Unfortunately, by the time the symptoms of sunburn begin to appear—tender, warm and red skin at first, potential blisters or peeling later—the sun already has done its damage. Multiple years of overexposure to the sun has been shown to increase the risk of skin cancer. In fact, even one blistering sunburn may make someone more likely to develop cancer in his or life.
As a result, sunburn prevention is essential when it comes to planning outdoor activities. Avoid direct exposure to the sun when its rays are strongest, usually between the hours of 10 a.m. and 2 p.m. Always use a sunscreen that protects against both ultraviolet A and B rays, with a Sun Protection Factor (SPF value) of at least 15. Apply sunscreen at least 30 minutes prior to exposure and reapply it throughout the day or after swimming, paying special attention to your face, ears and other sensitive areas. Finally, wear UV protective sunglasses and lip balm.

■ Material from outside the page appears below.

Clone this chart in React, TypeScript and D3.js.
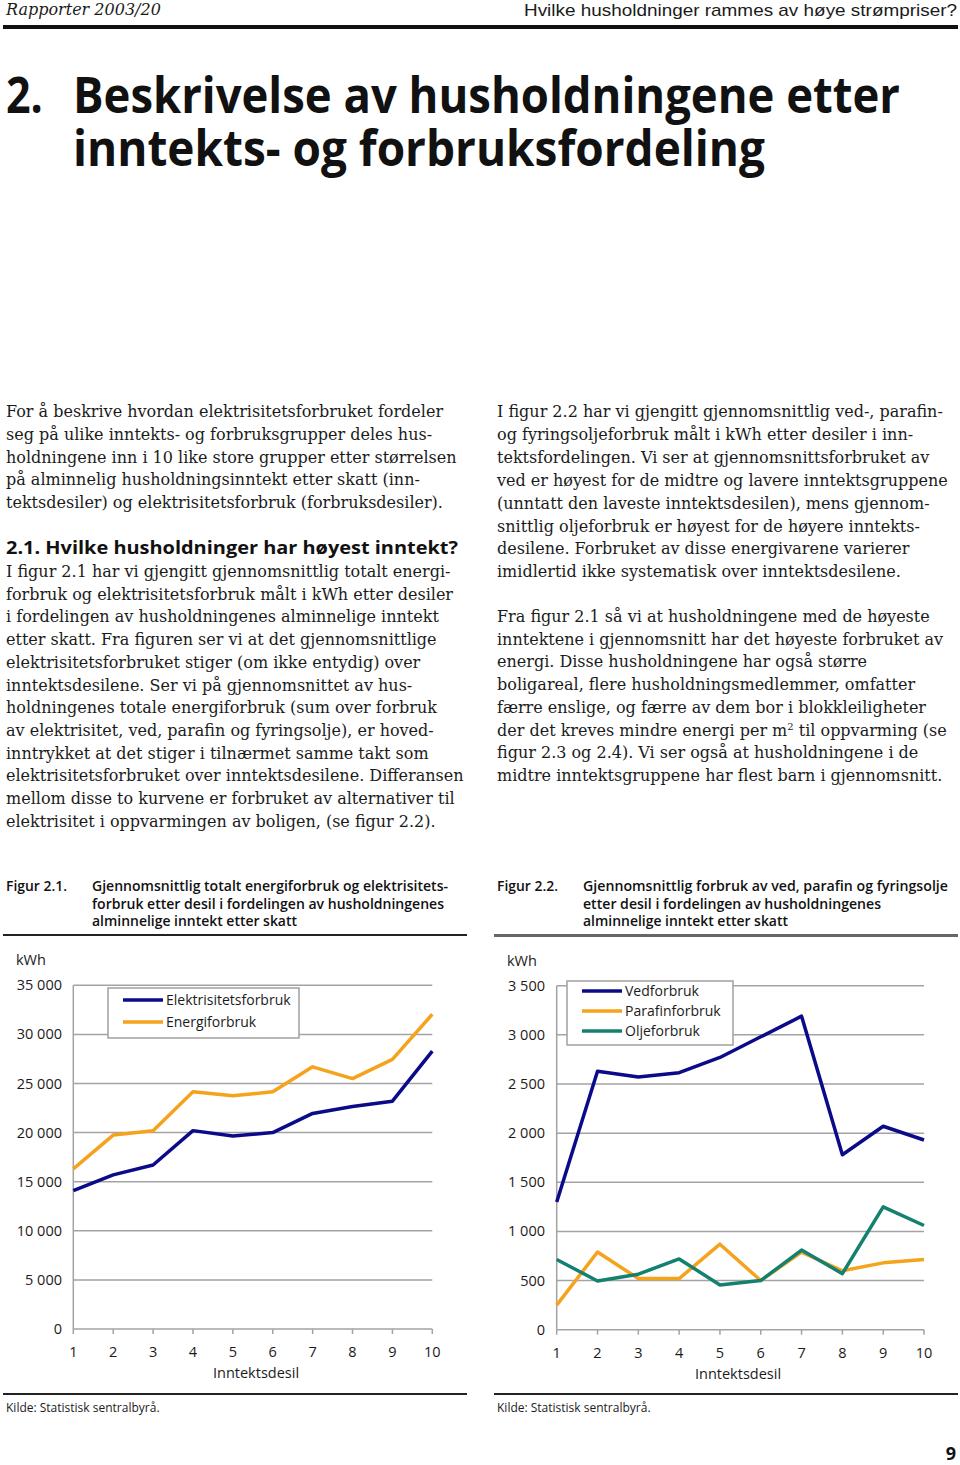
import React from "react";
import * as d3 from "d3";

// ---------- Data ----------
const deciles = [1, 2, 3, 4, 5, 6, 7, 8, 9, 10];
const elektrisitet = [14100, 15700, 16700, 20200, 19650, 20000, 21950, 22650, 23200, 28300];
const energi = [16300, 19750, 20200, 24150, 23750, 24150, 26700, 25500, 27450, 32050];
const fig1Ticks = [0, 5000, 10000, 15000, 20000, 25000, 30000, 35000];

const ved = [1300, 2630, 2570, 2615, 2770, 2980, 3190, 1780, 2070, 1930];
const parafin = [250, 790, 520, 520, 870, 500, 790, 600, 680, 715];
const olje = [715, 495, 565, 720, 455, 500, 810, 570, 1250, 1060];
const fig2Ticks = [0, 500, 1000, 1500, 2000, 2500, 3000, 3500];

const fig1Series = [
  { name: "Elektrisitetsforbruk", values: elektrisitet, color: "#0b0b8a" },
  { name: "Energiforbruk", values: energi, color: "#f5a21c" },
];
const fig2Series = [
  { name: "Vedforbruk", values: ved, color: "#0b0b8a" },
  { name: "Parafinforbruk", values: parafin, color: "#f5a21c" },
  { name: "Oljeforbruk", values: olje, color: "#14806f" },
];

const titleLines = ["Beskrivelse av husholdningene etter", "inntekts- og forbruksfordeling"];

const leftPara1 = [
  "For å beskrive hvordan elektrisitetsforbruket fordeler",
  "seg på ulike inntekts- og forbruksgrupper deles hus-",
  "holdningene inn i 10 like store grupper etter størrelsen",
  "på alminnelig husholdningsinntekt etter skatt (inn-",
  "tektsdesiler) og elektrisitetsforbruk (forbruksdesiler).",
];
const leftPara2 = [
  "I figur 2.1 har vi gjengitt gjennomsnittlig totalt energi-",
  "forbruk og elektrisitetsforbruk målt i kWh etter desiler",
  "i fordelingen av husholdningenes alminnelige inntekt",
  "etter skatt. Fra figuren ser vi at det gjennomsnittlige",
  "elektrisitetsforbruket stiger (om ikke entydig) over",
  "inntektsdesilene. Ser vi på gjennomsnittet av hus-",
  "holdningenes totale energiforbruk (sum over forbruk",
  "av elektrisitet, ved, parafin og fyringsolje), er hoved-",
  "inntrykket at det stiger i tilnærmet samme takt som",
  "elektrisitetsforbruket over inntektsdesilene. Differansen",
  "mellom disse to kurvene er forbruket av alternativer til",
  "elektrisitet i oppvarmingen av boligen, (se figur 2.2).",
];
const rightPara1 = [
  "I figur 2.2 har vi gjengitt gjennomsnittlig ved-, parafin-",
  "og fyringsoljeforbruk målt i kWh etter desiler i inn-",
  "tektsfordelingen. Vi ser at gjennomsnittsforbruket av",
  "ved er høyest for de midtre og lavere inntektsgruppene",
  "(unntatt den laveste inntektsdesilen), mens gjennom-",
  "snittlig oljeforbruk er høyest for de høyere inntekts-",
  "desilene. Forbruket av disse energivarene varierer",
  "imidlertid ikke systematisk over inntektsdesilene.",
];
const rightPara2 = [
  "Fra figur 2.1 så vi at husholdningene med de høyeste",
  "inntektene i gjennomsnitt har det høyeste forbruket av",
  "energi. Disse husholdningene har også større",
  "boligareal, flere husholdningsmedlemmer, omfatter",
  "færre enslige, og færre av dem bor i blokkleiligheter",
  "der det kreves mindre energi per m|2| til oppvarming (se",
  "figur 2.3 og 2.4). Vi ser også at husholdningene i de",
  "midtre inntektsgruppene har flest barn i gjennomsnitt.",
];
const cap1 = [
  "Gjennomsnittlig totalt energiforbruk og elektrisitets-",
  "forbruk etter desil i fordelingen av husholdningenes",
  "alminnelige inntekt etter skatt",
];
const cap2 = [
  "Gjennomsnittlig forbruk av ved, parafin og fyringsolje",
  "etter desil i fordelingen av husholdningenes",
  "alminnelige inntekt etter skatt",
];

const fmt = d3.formatLocale({ thousands: " ", grouping: [3], decimal: ",", currency: ["", ""] }).format(",d");

const SERIF = "'DejaVu Serif', serif";
const SANS = "'Open Sans', 'Noto Sans', sans-serif";
const TXT = "#1b1b1b";

function Para({ lines, x, y0, dy }: { lines: string[]; x: number; y0: number; dy: number }) {
  return (
    <g fontFamily={SERIF} fontSize={16} fill={TXT}>
      {lines.map((l, i) => {
        const parts = l.split("|");
        return (
          <text key={i} x={x} y={y0 + i * dy}>
            {parts.length === 1 ? (
              l
            ) : (
              <>
                {parts[0]}
                <tspan fontSize={10} dy={-6}>{parts[1]}</tspan>
                <tspan dy={6}>{parts[2]}</tspan>
              </>
            )}
          </text>
        );
      })}
    </g>
  );
}

type Series = { name: string; values: number[]; color: string };

function Chart({
  series, ticks, yMax, xr, yr, labelRight, kwhX, legend, axisCenter,
}: {
  series: Series[]; ticks: number[]; yMax: number; xr: [number, number]; yr: [number, number];
  labelRight: number; kwhX: number; legend: { x: number; y: number; w: number; h: number; y0: number; dy: number };
  axisCenter: number;
}) {
  const x = d3.scaleLinear().domain([1, 10]).range(xr);
  const y = d3.scaleLinear().domain([0, yMax]).range(yr);
  const line = d3.line<number>().x((_, i) => x(deciles[i])).y((d) => y(d));
  const grid = "#a3a3a3";
  return (
    <g fontFamily={SANS} fill={TXT}>
      <text x={kwhX} y={y(yMax) - 20} fontSize={14.5}>kWh</text>
      {ticks.map((t) => (
        <g key={t}>
          {t > 0 && <line x1={xr[0]} x2={xr[1]} y1={y(t)} y2={y(t)} stroke={grid} strokeWidth={1.5} />}
          <text x={labelRight} y={y(t)} dy="0.35em" textAnchor="end" fontSize={14.5}>{fmt(t)}</text>
        </g>
      ))}
      <line x1={xr[0]} x2={xr[0]} y1={y(yMax)} y2={y(0)} stroke={grid} strokeWidth={1.5} />
      <line x1={xr[0]} x2={xr[1]} y1={y(0)} y2={y(0)} stroke={grid} strokeWidth={1.5} />
      {deciles.map((d) => (
        <g key={d}>
          <line x1={x(d)} x2={x(d)} y1={y(0)} y2={y(0) + 5} stroke={grid} strokeWidth={1.5} />
          <text x={x(d)} y={y(0) + 23} dy="0.35em" textAnchor="middle" fontSize={14.5}>{d}</text>
        </g>
      ))}
      <text x={axisCenter} y={y(0) + 44} dy="0.35em" textAnchor="middle" fontSize={14.5}>Inntektsdesil</text>
      {series.map((s) => (
        <path key={s.name} d={line(s.values) || ""} fill="none" stroke={s.color} strokeWidth={3.5} strokeLinejoin="round" />
      ))}
      <rect x={legend.x} y={legend.y} width={legend.w} height={legend.h} fill="#fff" stroke="#a0a0a0" strokeWidth={1.5} />
      {series.map((s, i) => (
        <g key={s.name}>
          <line x1={legend.x + 15} x2={legend.x + 55} y1={legend.y0 + i * legend.dy} y2={legend.y0 + i * legend.dy} stroke={s.color} strokeWidth={3.5} />
          <text x={legend.x + 58} y={legend.y0 + i * legend.dy} dy="0.35em" fontSize={14}>{s.name}</text>
        </g>
      ))}
    </g>
  );
}

export default function App() {
  return (
    <svg width={960} height={1465} style={{ position: "absolute", left: 0, top: 0, background: "#fff" }}>
      <rect width={960} height={1465} fill="#fff" />
      {/* Header */}
      <text x={6} y={15} fontFamily="'DejaVu Serif', serif" fontStyle="italic" fontSize={16} fill={TXT}>Rapporter 2003/20</text>
      <text x={957} y={16} fontFamily="'Liberation Sans', Arial, sans-serif" fontSize={17} fill={TXT} textAnchor="end" textLength={433} lengthAdjust="spacingAndGlyphs">Hvilke husholdninger rammes av høye strømpriser?</text>
      <rect x={3} y={25} width={955} height={4} fill="#111" />
      {/* Title */}
      <g fontFamily={SANS} fontWeight={700} fontSize={43} fill="#111">
        <text transform="translate(6,113) scale(1,1.16)">2.</text>
        <text transform="translate(73,113) scale(1,1.16)" textLength={827} lengthAdjust="spacingAndGlyphs">{titleLines[0]}</text>
        <text transform="translate(73,166) scale(1,1.16)" textLength={692} lengthAdjust="spacingAndGlyphs">{titleLines[1]}</text>
      </g>
      {/* Body text */}
      <Para lines={leftPara1} x={6} y0={417} dy={22.8} />
      <text x={6} y={554} fontFamily={SANS} fontWeight={700} fontSize={18} fill="#111" textLength={452} lengthAdjust="spacingAndGlyphs">2.1. Hvilke husholdninger har høyest inntekt?</text>
      <Para lines={leftPara2} x={6} y0={577} dy={22.7} />
      <Para lines={rightPara1} x={497} y0={417} dy={22.9} />
      <Para lines={rightPara2} x={497} y0={622} dy={22.7} />

      {/* Figure captions */}
      <g fontFamily={SANS} fontWeight={600} fontSize={13.5} fill="#111">
        <text x={6} y={891} textLength={61} lengthAdjust="spacingAndGlyphs">Figur 2.1.</text>
        {cap1.map((l, i) => (
          <text key={i} x={92} y={891 + i * 17.5} textLength={[356, 352, 205][i]} lengthAdjust="spacingAndGlyphs">{l}</text>
        ))}
        <text x={497} y={891} textLength={61} lengthAdjust="spacingAndGlyphs">Figur 2.2.</text>
        {cap2.map((l, i) => (
          <text key={i} x={583} y={891 + i * 17.5} textLength={[365, 298, 205][i]} lengthAdjust="spacingAndGlyphs">{l}</text>
        ))}
      </g>
      <rect x={3} y={934} width={464} height={2} fill="#222" />
      <rect x={494} y={934} width={464} height={3} fill="#666" />

      <Chart
        series={fig1Series}
        ticks={fig1Ticks}
        yMax={35000}
        xr={[73.3, 432.3]}
        yr={[1329, 985.3]}
        labelRight={62}
        kwhX={16}
        legend={{ x: 108, y: 988, w: 191, h: 50, y0: 1000, dy: 22 }}
        axisCenter={256}
      />
      <Chart
        series={fig2Series}
        ticks={fig2Ticks}
        yMax={3500}
        xr={[556.7, 924]}
        yr={[1329.7, 985.7]}
        labelRight={545}
        kwhX={507}
        legend={{ x: 567, y: 981, w: 166, h: 64, y0: 991, dy: 20 }}
        axisCenter={738}
      />

      <rect x={3} y={1393} width={464} height={2} fill="#222" />
      <rect x={494} y={1393} width={464} height={2} fill="#222" />
      <text x={6} y={1412} fontFamily={SANS} fontSize={12} fill={TXT}>Kilde: Statistisk sentralbyrå.</text>
      <text x={497} y={1412} fontFamily={SANS} fontSize={12} fill={TXT}>Kilde: Statistisk sentralbyrå.</text>
      <text x={956} y={1460} textAnchor="end" fontFamily={SANS} fontWeight={700} fontSize={18} fill="#111">9</text>
    </svg>
  );
}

You can soothe the effects of sunburn with cool baths or cold compresses and with over-the-counter pain medications. You should, however, seek advice from your physician if the sunburn is severe, especially painful or includes blisters. Seek immediate medical attention if the sunburn is accompanied by signs of shock—such as dizziness or faintness and pale, cool and clammy skin—or if the person is experiencing nausea, fever or chills.
Heat cramps, heat exhaustion and heat stroke
According to news sources, the first four months of 2000 were the hottest on record, and they could warn of a very long and hot summer ahead. Summer’s most dangerous influence comes in the form of three types of heat emergencies: heat cramps, heat exhaustion and heat stroke. Listed from least to most severe, these conditions rapidly can advance from one to another. This requires a close watch for their symptoms once temperatures become intense.
Heat cramps are muscle aches caused by a loss of salt as the body attempts to regulate its temperature by sweating. Left unattended, heat cramps can be a beginning symptom of heat exhaustion, which develops as the body continues to become more dehydrated. Some of the symptoms most commonly identified with heat exhaustion include cool or moist skin, dilated pupils, profound sweating, tiredness, headache and nausea or vomiting.
Heat stroke is the most serious of the three conditions. Heat stroke often is signaled by hot, dry, red skin. Victims of heat stroke also may exhibit signs of disorientation, experience rapid and shallow breathing or have a quick and weak pulse.
Victims of heat illnesses should be removed from the sun and allowed to lie down in a cool area with their feet elevated. Unless the victim shows signs of shock, water or salted beverages should be given to sip. Cool, wet cloths and fans can be used to lower the body’s internal temperature. If the condition does not improve, seek immediate medical assistance.
Fortunately, heat illnesses are very preventable through careful safety measures to plan for the hotter temperatures, particularly for children, elderly and obese persons, who are most at risk. Wearing cool, light clothing and resting frequently if you’re exposed to warmer temperatures is essential. Avoid drinking alcoholic or caffeinated beverages, as these promote further dehydration and disrupt the body’s natural ability to regulate its internal temperature.
It’s also important to seek out cool environments during periods of intense heat. If you don’t have access to air conditioning in your home, take a trip to a local mall, library or movie theater. Finally, drink plenty of fluids and make sure to check frequently on elderly neighbors or others who might be isolated and alone.
Summer fun is serious business, with implications for your health that should never be taken lightly. But, by taking a few, simple precautions, you can help ensure a safe and happy summer for everyone in your family.